La perception de la réalité réside peut-être d’abord dans le regard. Dans un premier temps, Sigur se plaît à jouer de façon espiègle avec le regard de vieux qui l’observent. Mais progressivement, la contemplation de l’objet de son désir va devenir le moyen et la raison même de sa quête. Sous le coup de la révélation, Sigur n’est bientôt plus qu’un regard, et même « une pupille réfléchissante ».

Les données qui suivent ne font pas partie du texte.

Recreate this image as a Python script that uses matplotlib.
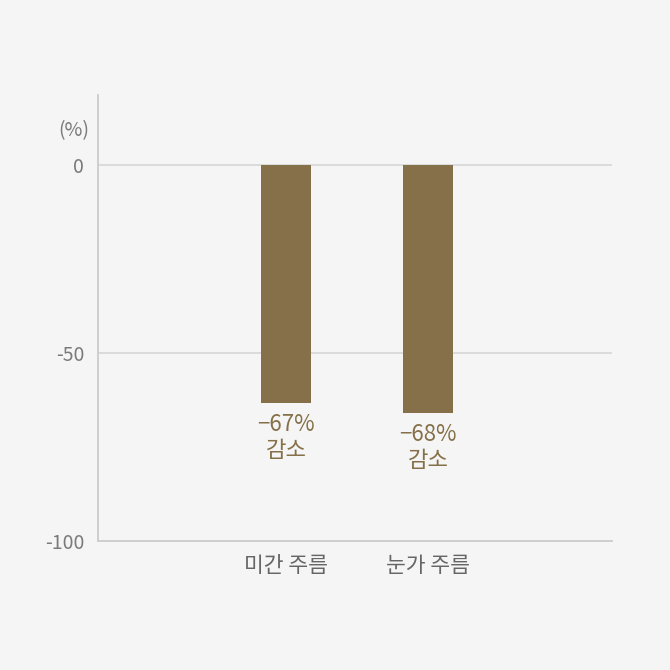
import matplotlib
matplotlib.use("Agg")
import matplotlib.pyplot as plt

categories = ["미간 주름", "눈가 주름"]
values = [-63.2, -65.9]
value_labels = ["\u221267%", "\u221268%"]
sub_labels = ["감소", "감소"]
yticks = [0, -50, -100]
ytick_labels = ["0", "-50", "-100"]

plt.rcParams['font.family'] = ['Noto Sans CJK KR', 'DejaVu Sans']

bg = "#f5f5f5"
bar_color = "#857049"

fig = plt.figure(figsize=(6.7, 6.7), dpi=100, facecolor=bg)
ax = fig.add_axes([98/670, (670-541)/670, (612-98)/670, (541-95)/670])
ax.set_facecolor(bg)

x = list(range(len(categories)))
ax.bar(x, values, width=0.352, color=bar_color, zorder=3)

ax.set_xlim(-1.324, 2.296)
ax.set_ylim(-100, 18.6)

for yv in [0, -50]:
    ax.axhline(yv, color="#d9d9d9", lw=1.3, zorder=1)

ax.set_yticks(yticks)
ax.set_yticklabels(ytick_labels, fontsize=14, color="#7a7a7a")
ax.tick_params(axis='y', length=0, pad=10)
ax.set_xticks(x)
ax.set_xticklabels(categories, fontsize=15.5, color="#666666")
ax.tick_params(axis='x', length=0, pad=10)

for s in ["top", "right"]:
    ax.spines[s].set_visible(False)
ax.spines["left"].set_color("#cccccc")
ax.spines["bottom"].set_color("#cccccc")
ax.spines["left"].set_linewidth(1.3)
ax.spines["bottom"].set_linewidth(1.3)

for xi, v, vl, sl in zip(x, values, value_labels, sub_labels):
    ax.annotate(vl, (xi, v), xytext=(0, -22), textcoords="offset pixels",
                ha="center", va="center", fontsize=16, color=bar_color)
    ax.annotate(sl, (xi, v), xytext=(0, -48), textcoords="offset pixels",
                ha="center", va="center", fontsize=16, color=bar_color)

fig.text(89/670, 1 - 131/670, "(%)", ha="right", va="center", fontsize=14, color="#7a7a7a")

fig.savefig("out.png", dpi=100, facecolor=bg)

Si le roman tend vers l’inachevé, il faut cependant mettre en avant la construction des configurations de personnages. Les postfaciers signalent l’importance des figures de trio. Le premier de ceux-ci est constitué de « trois flâneurs », Sigur, sa sœur Thérèse et Carthagène, dont on comprend après quelques pages qu’elle est une chatte. Et cet être non humain, membre à part entière de la « confraternité », est un « vivant » mobile, parfait contrepoint des humains immobiles des statues dites vivantes.

Le propos du livre est complexe et demande de se laisser prendre par cet art si particulier qu’a l’auteur de conduire la narration. La langue est travaillée, ciselée, où l’on sent la fascination pour le mot de la part du poète qu’était aussi Guy Vaes.

La postface d’Adolfo Barbera et de Bart Vonck est très éclairante. Entre autres, ils y établissent un parallèle avec un texte antérieur, « Singapour », qui traitait déjà de l’androgyne.

Sur ce dernier texte de Guy Vaes s’achève, mais ne se clôt pas, une œuvre majeure d’une grande richesse qui aura marqué la littérature francophone, et belge en particulier, de la seconde moitié du 20e siècle.